Your goal:
Determine the number of lines that have the string "document" in them, and give only that number.

Given information:
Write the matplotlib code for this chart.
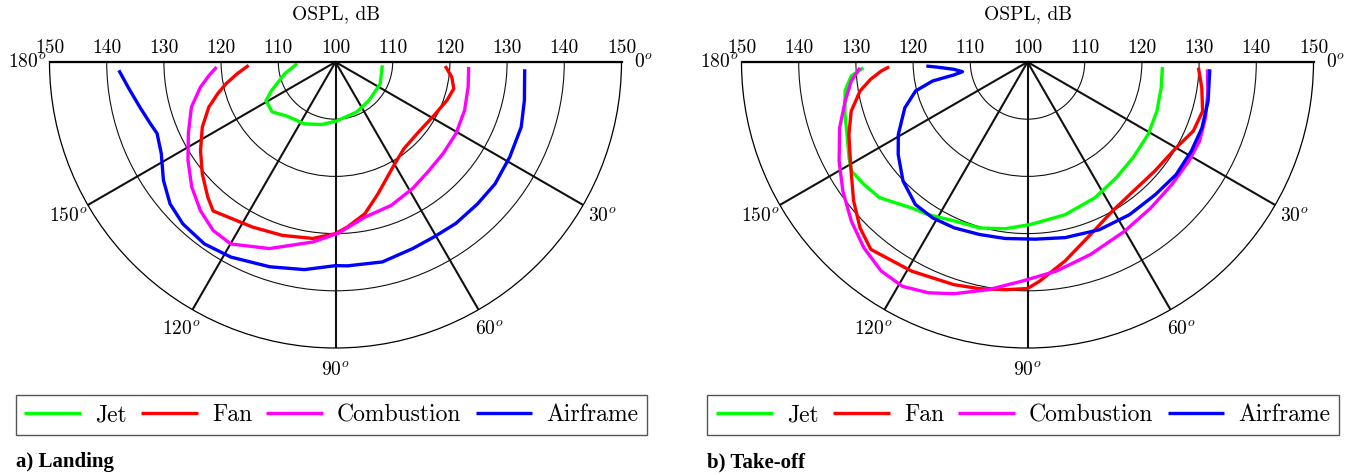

--

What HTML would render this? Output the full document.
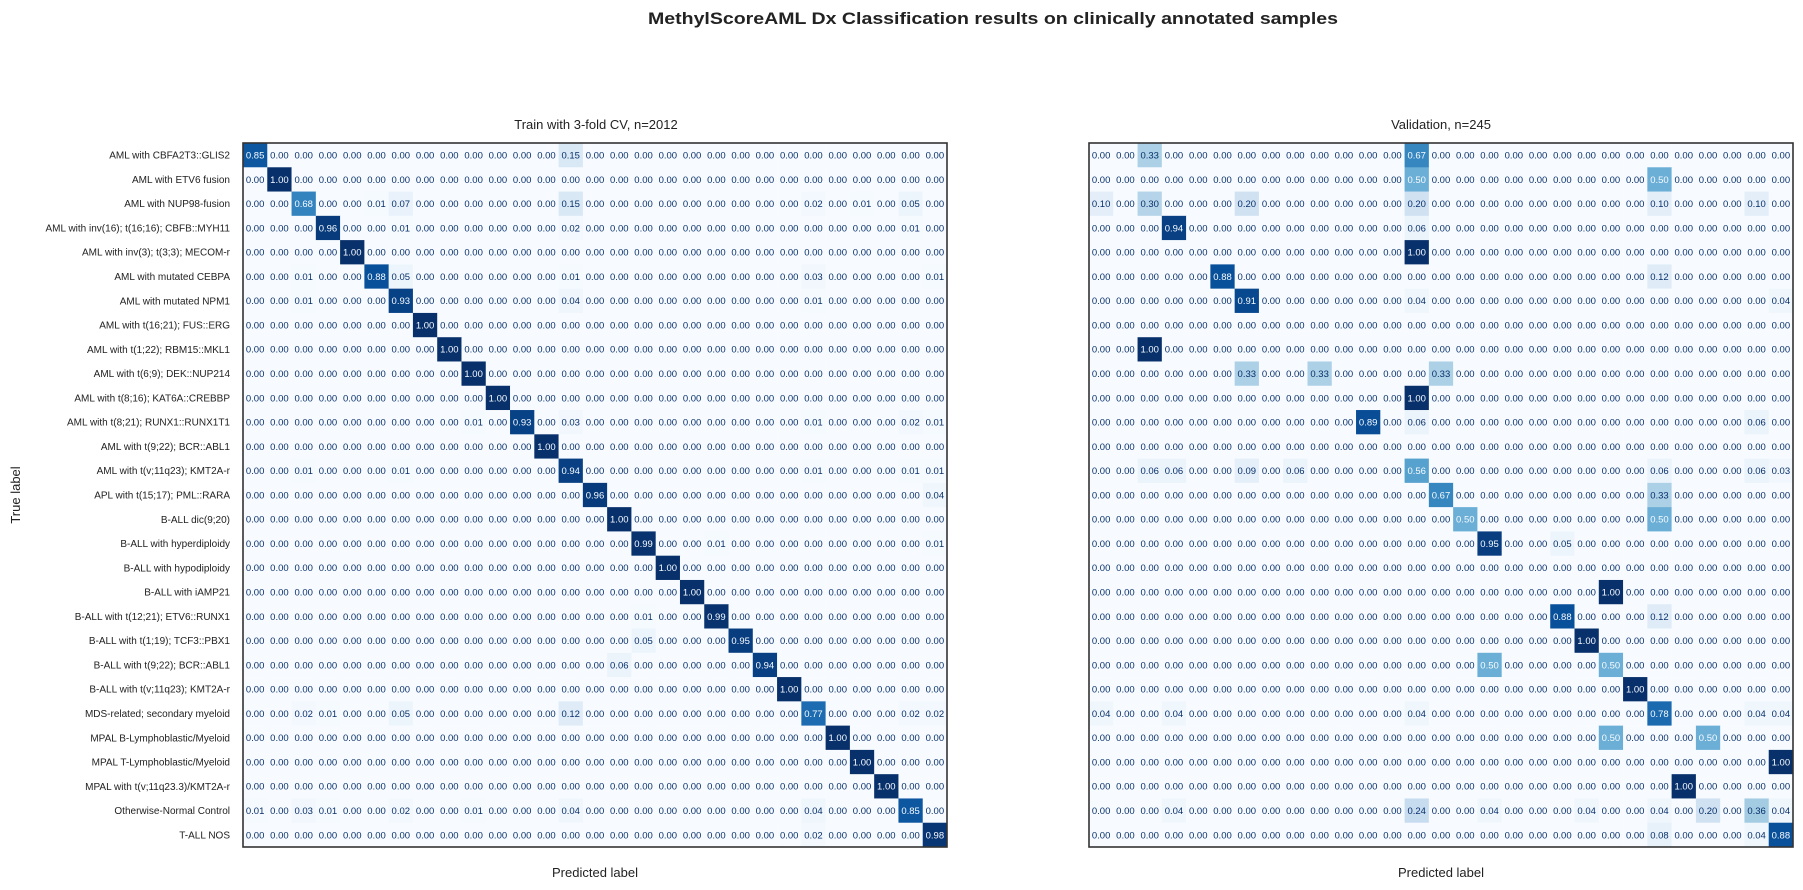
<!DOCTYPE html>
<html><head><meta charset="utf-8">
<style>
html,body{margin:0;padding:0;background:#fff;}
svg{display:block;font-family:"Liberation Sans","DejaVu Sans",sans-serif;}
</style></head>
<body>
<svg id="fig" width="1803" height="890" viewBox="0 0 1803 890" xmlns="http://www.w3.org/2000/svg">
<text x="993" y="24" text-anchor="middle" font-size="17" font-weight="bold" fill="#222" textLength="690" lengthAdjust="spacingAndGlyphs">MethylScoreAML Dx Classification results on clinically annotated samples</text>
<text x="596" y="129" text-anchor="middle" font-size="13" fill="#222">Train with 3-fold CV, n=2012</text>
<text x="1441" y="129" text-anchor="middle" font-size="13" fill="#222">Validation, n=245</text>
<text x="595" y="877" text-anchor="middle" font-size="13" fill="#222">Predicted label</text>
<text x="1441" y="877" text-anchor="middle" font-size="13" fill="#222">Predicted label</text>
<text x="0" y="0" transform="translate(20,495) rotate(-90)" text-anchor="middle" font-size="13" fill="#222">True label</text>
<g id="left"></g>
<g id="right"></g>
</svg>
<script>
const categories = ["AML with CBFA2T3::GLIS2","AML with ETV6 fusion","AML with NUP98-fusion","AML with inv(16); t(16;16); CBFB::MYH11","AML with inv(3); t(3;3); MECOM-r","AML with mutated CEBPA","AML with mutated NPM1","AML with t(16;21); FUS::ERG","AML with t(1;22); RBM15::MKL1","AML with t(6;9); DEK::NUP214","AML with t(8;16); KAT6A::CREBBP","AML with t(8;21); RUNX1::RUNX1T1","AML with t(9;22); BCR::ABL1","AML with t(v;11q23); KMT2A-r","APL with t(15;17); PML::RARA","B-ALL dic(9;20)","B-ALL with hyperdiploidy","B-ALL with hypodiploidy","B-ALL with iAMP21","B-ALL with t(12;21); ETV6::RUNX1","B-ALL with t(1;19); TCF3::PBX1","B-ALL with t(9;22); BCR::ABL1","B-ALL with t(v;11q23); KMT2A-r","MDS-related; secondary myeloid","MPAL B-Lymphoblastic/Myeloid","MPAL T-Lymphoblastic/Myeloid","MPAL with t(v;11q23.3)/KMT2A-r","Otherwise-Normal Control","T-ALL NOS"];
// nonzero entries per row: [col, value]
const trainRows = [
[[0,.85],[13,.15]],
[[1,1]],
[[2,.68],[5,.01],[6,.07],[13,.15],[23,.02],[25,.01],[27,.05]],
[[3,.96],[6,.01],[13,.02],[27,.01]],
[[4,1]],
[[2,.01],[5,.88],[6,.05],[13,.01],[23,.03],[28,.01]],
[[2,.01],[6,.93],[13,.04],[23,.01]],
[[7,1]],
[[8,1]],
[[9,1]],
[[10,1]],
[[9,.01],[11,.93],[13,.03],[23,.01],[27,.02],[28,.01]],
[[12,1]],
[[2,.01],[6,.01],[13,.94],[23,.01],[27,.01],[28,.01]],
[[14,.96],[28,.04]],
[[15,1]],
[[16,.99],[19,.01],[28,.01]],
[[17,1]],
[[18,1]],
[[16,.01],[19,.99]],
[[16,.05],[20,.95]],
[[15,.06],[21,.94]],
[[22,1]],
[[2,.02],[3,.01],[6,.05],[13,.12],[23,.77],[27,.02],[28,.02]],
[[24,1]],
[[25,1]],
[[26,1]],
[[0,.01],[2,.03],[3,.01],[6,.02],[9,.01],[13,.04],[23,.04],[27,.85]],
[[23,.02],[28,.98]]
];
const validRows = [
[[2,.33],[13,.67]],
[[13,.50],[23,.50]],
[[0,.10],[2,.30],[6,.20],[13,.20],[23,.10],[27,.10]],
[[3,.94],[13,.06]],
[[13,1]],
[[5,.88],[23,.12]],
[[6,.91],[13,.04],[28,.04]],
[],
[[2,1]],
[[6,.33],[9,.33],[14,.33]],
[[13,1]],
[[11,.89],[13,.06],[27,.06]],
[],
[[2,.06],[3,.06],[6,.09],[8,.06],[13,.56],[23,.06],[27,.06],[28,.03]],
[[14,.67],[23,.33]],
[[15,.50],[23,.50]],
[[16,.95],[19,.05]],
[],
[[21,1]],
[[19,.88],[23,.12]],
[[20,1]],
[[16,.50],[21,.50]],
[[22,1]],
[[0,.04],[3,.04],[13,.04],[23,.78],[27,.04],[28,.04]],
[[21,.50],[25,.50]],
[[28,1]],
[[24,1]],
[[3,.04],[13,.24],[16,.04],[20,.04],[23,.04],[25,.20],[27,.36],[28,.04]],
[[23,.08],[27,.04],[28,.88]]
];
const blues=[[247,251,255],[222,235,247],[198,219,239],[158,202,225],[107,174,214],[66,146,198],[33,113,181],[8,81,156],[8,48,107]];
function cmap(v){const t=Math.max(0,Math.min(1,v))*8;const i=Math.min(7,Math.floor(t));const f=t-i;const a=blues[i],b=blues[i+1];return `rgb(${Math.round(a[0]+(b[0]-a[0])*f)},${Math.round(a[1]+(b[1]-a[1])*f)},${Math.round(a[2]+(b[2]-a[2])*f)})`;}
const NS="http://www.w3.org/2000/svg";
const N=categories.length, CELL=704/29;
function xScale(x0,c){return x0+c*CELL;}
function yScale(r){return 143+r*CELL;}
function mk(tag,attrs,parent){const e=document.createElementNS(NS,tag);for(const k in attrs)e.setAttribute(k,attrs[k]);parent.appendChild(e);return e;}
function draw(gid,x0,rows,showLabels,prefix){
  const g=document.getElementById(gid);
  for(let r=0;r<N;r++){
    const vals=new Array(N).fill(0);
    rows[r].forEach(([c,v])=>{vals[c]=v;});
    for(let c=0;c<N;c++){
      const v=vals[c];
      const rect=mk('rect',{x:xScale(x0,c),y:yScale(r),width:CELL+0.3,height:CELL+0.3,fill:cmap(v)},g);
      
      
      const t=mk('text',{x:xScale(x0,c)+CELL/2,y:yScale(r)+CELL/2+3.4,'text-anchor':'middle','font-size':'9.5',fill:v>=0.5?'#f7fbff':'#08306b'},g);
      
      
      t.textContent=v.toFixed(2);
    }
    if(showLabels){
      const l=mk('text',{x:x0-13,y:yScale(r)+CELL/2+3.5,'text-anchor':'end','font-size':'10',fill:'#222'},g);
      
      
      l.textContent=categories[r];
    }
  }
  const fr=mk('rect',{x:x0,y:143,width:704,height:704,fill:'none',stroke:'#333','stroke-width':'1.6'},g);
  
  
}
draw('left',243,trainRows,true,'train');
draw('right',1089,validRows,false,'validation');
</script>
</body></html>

Exercise answer:
3